Il ne faut pas craindre de rendre les IA de plus en plus intelligentes, sans limitation. Les véritables dangers associés à l’IA proviennent de notre avidité au pouvoir qui nous fait employer de manière totalitaire les données personnelles de chacun. Le danger réside dans le Big Data, si l’IA se met à son service de manière aveugle.
Il ne faut pas croire que de telles tentations ne surviendront que dans des pays non démocratiques. Les dirigeants actuels des démocraties montrent des signes inquiétants de déni d’écoute et d’accaparation du pouvoir personnel. Pas besoin d’IA pour glisser vers le totalitarisme, notre avidité et notre bêtise naturelle y suffisent très bien.

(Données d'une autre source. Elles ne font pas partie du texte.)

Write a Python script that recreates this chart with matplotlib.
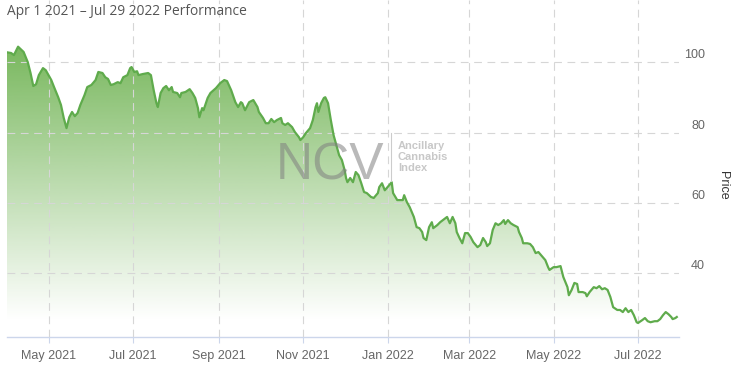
import matplotlib
matplotlib.use("Agg")
import matplotlib.pyplot as plt
import matplotlib.dates as mdates
import matplotlib.transforms as mtransforms
from matplotlib.lines import Line2D
import numpy as np
import pandas as pd

title_text = "Apr 1 2021 \u2013 Jul 29 2022 Performance"
y_label = "Price"
y_ticks = [40, 60, 80, 100]
watermark = "NCV"
watermark_sub = "Ancillary\nCannabis\nIndex"

dates = [
    "2021-04-01", "2021-04-04", "2021-04-06", "2021-04-09", "2021-04-13", "2021-04-16",
    "2021-04-18", "2021-04-20", "2021-04-22", "2021-04-24", "2021-04-27", "2021-04-29",
    "2021-05-03", "2021-05-05", "2021-05-08", "2021-05-10", "2021-05-12", "2021-05-14",
    "2021-05-16", "2021-05-18", "2021-05-20", "2021-05-22", "2021-05-24", "2021-05-27",
    "2021-05-29", "2021-06-01", "2021-06-04", "2021-06-06", "2021-06-09", "2021-06-11",
    "2021-06-13", "2021-06-15", "2021-06-17", "2021-06-20", "2021-06-22", "2021-06-24",
    "2021-06-27", "2021-06-29", "2021-06-30", "2021-07-02", "2021-07-04", "2021-07-05",
    "2021-07-08", "2021-07-12", "2021-07-14", "2021-07-16", "2021-07-18", "2021-07-19",
    "2021-07-21", "2021-07-23", "2021-07-25", "2021-07-27", "2021-07-29", "2021-07-30",
    "2021-08-02", "2021-08-04", "2021-08-05", "2021-08-08", "2021-08-11", "2021-08-13",
    "2021-08-15", "2021-08-17", "2021-08-18", "2021-08-20", "2021-08-21", "2021-08-24",
    "2021-08-26", "2021-08-30", "2021-09-02", "2021-09-05", "2021-09-07", "2021-09-10",
    "2021-09-13", "2021-09-15", "2021-09-17", "2021-09-18", "2021-09-20", "2021-09-22",
    "2021-09-23", "2021-09-26", "2021-09-29", "2021-09-30", "2021-10-03", "2021-10-05",
    "2021-10-07", "2021-10-09", "2021-10-11", "2021-10-13", "2021-10-16", "2021-10-17",
    "2021-10-19", "2021-10-21", "2021-10-24", "2021-10-26", "2021-10-29", "2021-10-30",
    "2021-11-01", "2021-11-03", "2021-11-06", "2021-11-08", "2021-11-10", "2021-11-11",
    "2021-11-12", "2021-11-14", "2021-11-16", "2021-11-17", "2021-11-19", "2021-11-21",
    "2021-11-23", "2021-11-26", "2021-11-27", "2021-11-29", "2021-12-01", "2021-12-02",
    "2021-12-03", "2021-12-05", "2021-12-07", "2021-12-08", "2021-12-09", "2021-12-11",
    "2021-12-13", "2021-12-15", "2021-12-17", "2021-12-20", "2021-12-22", "2021-12-25",
    "2021-12-26", "2021-12-28", "2021-12-30", "2022-01-01", "2022-01-04", "2022-01-05",
    "2022-01-08", "2022-01-12", "2022-01-13", "2022-01-15", "2022-01-17", "2022-01-20",
    "2022-01-22", "2022-01-24", "2022-01-26", "2022-01-27", "2022-01-29", "2022-01-31",
    "2022-02-02", "2022-02-03", "2022-02-06", "2022-02-08", "2022-02-12", "2022-02-13",
    "2022-02-15", "2022-02-17", "2022-02-19", "2022-02-20", "2022-02-22", "2022-02-24",
    "2022-02-26", "2022-02-28", "2022-03-02", "2022-03-04", "2022-03-07", "2022-03-09",
    "2022-03-11", "2022-03-13", "2022-03-14", "2022-03-16", "2022-03-18", "2022-03-20",
    "2022-03-22", "2022-03-24", "2022-03-26", "2022-03-27", "2022-03-29", "2022-03-31",
    "2022-04-02", "2022-04-05", "2022-04-06", "2022-04-08", "2022-04-09", "2022-04-12",
    "2022-04-14", "2022-04-16", "2022-04-18", "2022-04-20", "2022-04-23", "2022-04-25",
    "2022-04-27", "2022-04-28", "2022-05-01", "2022-05-03", "2022-05-06", "2022-05-08",
    "2022-05-11", "2022-05-12", "2022-05-14", "2022-05-16", "2022-05-18", "2022-05-19",
    "2022-05-22", "2022-05-24", "2022-05-25", "2022-05-27", "2022-05-30", "2022-06-01",
    "2022-06-03", "2022-06-05", "2022-06-07", "2022-06-09", "2022-06-11", "2022-06-13",
    "2022-06-16", "2022-06-18", "2022-06-20", "2022-06-22", "2022-06-24", "2022-06-26",
    "2022-06-28", "2022-06-30", "2022-07-01", "2022-07-04", "2022-07-06", "2022-07-08",
    "2022-07-10", "2022-07-13", "2022-07-15", "2022-07-17", "2022-07-19", "2022-07-21",
    "2022-07-23", "2022-07-25", "2022-07-26", "2022-07-28", "2022-07-29",
]

prices = [
    102.9, 102.7, 102.1, 104.5, 103.0, 100.1,
    97.0, 93.3, 93.8, 96.4, 98.4, 97.8,
    95.0, 93.0, 90.1, 87.9, 84.2, 81.3,
    84.4, 85.9, 84.7, 85.6, 87.9, 90.7,
    93.0, 93.6, 95.0, 97.3, 97.0, 95.8,
    95.3, 93.6, 93.8, 94.4, 94.1, 95.8,
    96.4, 98.4, 98.7, 97.3, 97.5, 96.4,
    96.7, 97.0, 96.4, 92.1, 88.4, 87.3,
    91.3, 92.7, 93.3, 92.1, 93.0, 91.6,
    91.3, 90.1, 91.3, 91.6, 92.4, 91.3,
    89.9, 87.0, 84.4, 87.0, 86.4, 89.9,
    91.3, 92.7, 94.1, 95.0, 94.7, 92.1,
    88.7, 87.3, 88.7, 88.4, 86.4, 87.9,
    88.7, 89.3, 87.3, 85.9, 84.2, 82.7,
    82.7, 83.9, 83.0, 83.6, 84.2, 82.7,
    82.2, 82.7, 81.6, 80.2, 78.7, 77.9,
    78.7, 79.9, 81.3, 83.6, 87.3, 88.4,
    85.9, 88.4, 89.9, 90.1, 88.4, 83.6,
    79.3, 75.0, 73.6, 72.2, 69.3, 67.1,
    65.9, 67.1, 65.9, 67.4, 68.8, 67.9,
    65.6, 63.1, 62.8, 61.7, 61.4, 62.8,
    64.5, 65.6, 63.6, 64.5, 65.9, 62.8,
    60.8, 60.8, 62.2, 60.2, 58.8, 56.0,
    53.1, 52.8, 51.7, 50.0, 49.4, 53.1,
    54.5, 52.8, 53.7, 54.5, 55.7, 56.0,
    54.2, 56.0, 54.2, 51.7, 50.0, 48.5,
    51.4, 51.4, 50.3, 48.8, 47.4, 48.0,
    50.0, 48.8, 47.7, 48.5, 52.3, 54.2,
    53.7, 54.2, 55.1, 54.0, 55.1, 54.2,
    53.7, 53.1, 51.7, 50.0, 48.5, 48.5,
    48.3, 47.4, 45.7, 46.0, 44.6, 43.7,
    41.7, 40.9, 41.7, 41.7, 42.0, 38.9,
    36.0, 33.7, 35.2, 37.2, 36.9, 34.6,
    34.6, 34.3, 33.4, 34.6, 36.0, 35.7,
    36.3, 35.4, 35.7, 35.2, 33.2, 30.3,
    29.5, 29.5, 28.9, 30.0, 28.9, 29.5,
    28.0, 26.0, 25.8, 26.6, 27.2, 26.3,
    26.0, 26.3, 26.3, 26.9, 28.0, 28.9,
    28.3, 27.5, 26.9, 27.2, 27.5,
]

W, H = 743, 368
fig = plt.figure(figsize=(W / 100, H / 100), dpi=100)
ax_left, ax_right, ax_bottom = 7, 679, 337
ax = fig.add_axes([ax_left / W, 1 - ax_bottom / H, (ax_right - ax_left) / W, ax_bottom / H])

x = mdates.date2num(pd.to_datetime(dates))
y = np.array(prices)

ylo, yhi = 21.8, 117.8
x0 = x[0]
x1 = mdates.date2num(pd.Timestamp("2022-07-30")) + 0.6
ax.set_xlim(x0, x1)
ax.set_ylim(ylo, yhi)

# area with vertical gradient
poly = ax.fill_between(x, y, ylo, facecolor="none", edgecolor="none")
n = 400
vals = np.linspace(ylo, yhi, n)
v_bottom, v_top = 26.6, 104.5
a = np.clip((vals - v_bottom) / (v_top - v_bottom), 0, 1) * 0.9
base = np.array(matplotlib.colors.to_rgb("#6ab04c"))
img = np.zeros((n, 1, 4))
img[:, 0, :3] = base
img[:, 0, 3] = a
im = ax.imshow(img, extent=[x0, x1, ylo, yhi], origin="lower", aspect="auto",
               interpolation="bilinear", zorder=1)
im.set_clip_path(poly.get_paths()[0], ax.transData)

ax.plot(x, y, color="#5fab4c", lw=1.6, zorder=4, solid_joinstyle="round")

# grid / axes
ax.set_yticks(y_ticks)
ax.xaxis.set_major_locator(mdates.MonthLocator(bymonth=[1, 3, 5, 7, 9, 11]))
ax.xaxis.set_major_formatter(mdates.DateFormatter("%b %Y"))
ax.grid(True, color="#d6d6d6", linestyle=(0, (7, 5)), lw=0.8, zorder=2.5)
ax.set_axisbelow(False)
for s in ["top", "left", "right"]:
    ax.spines[s].set_visible(False)
ax.spines["bottom"].set_color("#ccd6eb")
ax.spines["bottom"].set_linewidth(1.0)
ax.tick_params(axis="y", left=False, right=False, labelleft=False, labelright=False)
ax.tick_params(axis="x", length=4.3, color="#ccd6eb", width=0.8, pad=5,
               labelsize=9, labelcolor="#666666")
for lab in ax.get_xticklabels():
    lab.set_fontfamily("Liberation Sans")
ax.patch.set_alpha(0)

# y labels on the right, above gridlines
trans = mtransforms.blended_transform_factory(fig.transFigure, ax.transData)
trans = mtransforms.offset_copy(trans, fig=fig, x=0, y=7, units="dots")
for v in y_ticks:
    ax.text(705 / W, v, str(v), transform=trans, ha="right", va="center",
            fontsize=9, color="#666666", family="Liberation Sans", clip_on=False)

fig.text(723 / W, 1 - 185 / H, y_label, rotation=270, ha="center", va="center",
         fontsize=9, color="#333333", family="Liberation Sans")

# title
fig.text(7 / W, 1 - 15 / H, title_text, ha="left", va="baseline",
         fontsize=9.9, color="#555555", family="Open Sans")

# watermark
fig.text(330 / W, 1 - 180 / H, watermark, ha="center", va="baseline",
         fontsize=37, color="#808080", alpha=0.55, family="Liberation Sans", zorder=3)
fig.add_artist(Line2D([391 / W, 391 / W], [1 - 133 / H, 1 - 181 / H],
                      color="#cccccc", lw=0.8))
fig.text(398 / W, 1 - 141 / H, watermark_sub, ha="left", va="top",
         fontsize=8, fontweight="bold", color="#c8c8c8", family="Liberation Sans",
         linespacing=1.15)

fig.savefig("out.png", dpi=100)
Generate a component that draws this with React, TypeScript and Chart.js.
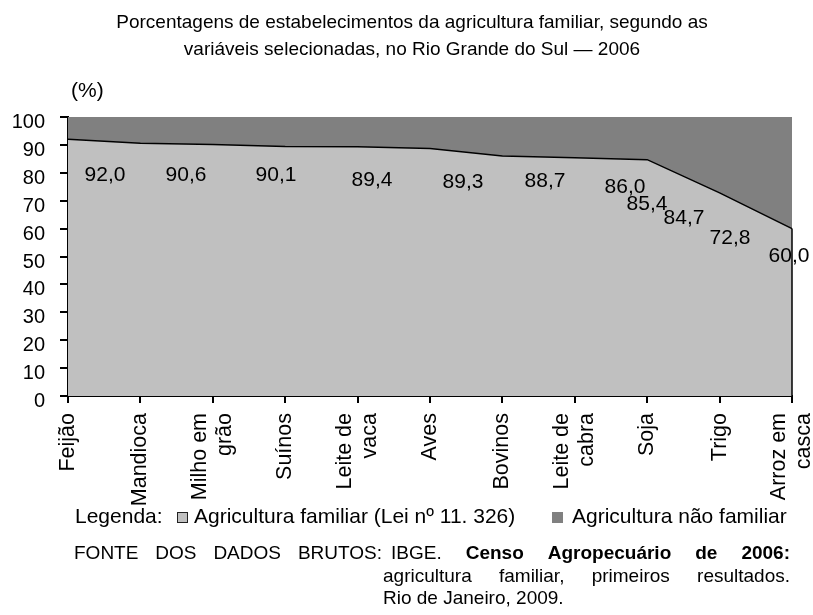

L’exploration sans limites de la cognition n’est nullement un danger. Elle est au contraire l’antidote aux usages déviants de nos technologies. C’est un surcroit d’intelligence qui nous fait développer des méthodes de cryptage préservant notre liberté individuelle, par exemple le cryptage homomorphe permettant d’effectuer du « cloud computing » sans révéler nos données personnelles.
A ceux qui ont peur des fantômes, il faut rappeler deux célèbres phrases. « Si vous pensez que l’intelligence est dangereuse, essayez l’ignorance ». Et la seconde, que nous devons à Douglas Hofstadter : « L’homme ne pourra jamais se passer d’être intelligent, quelle que soit l’intelligence qu’il déploie pour y parvenir ».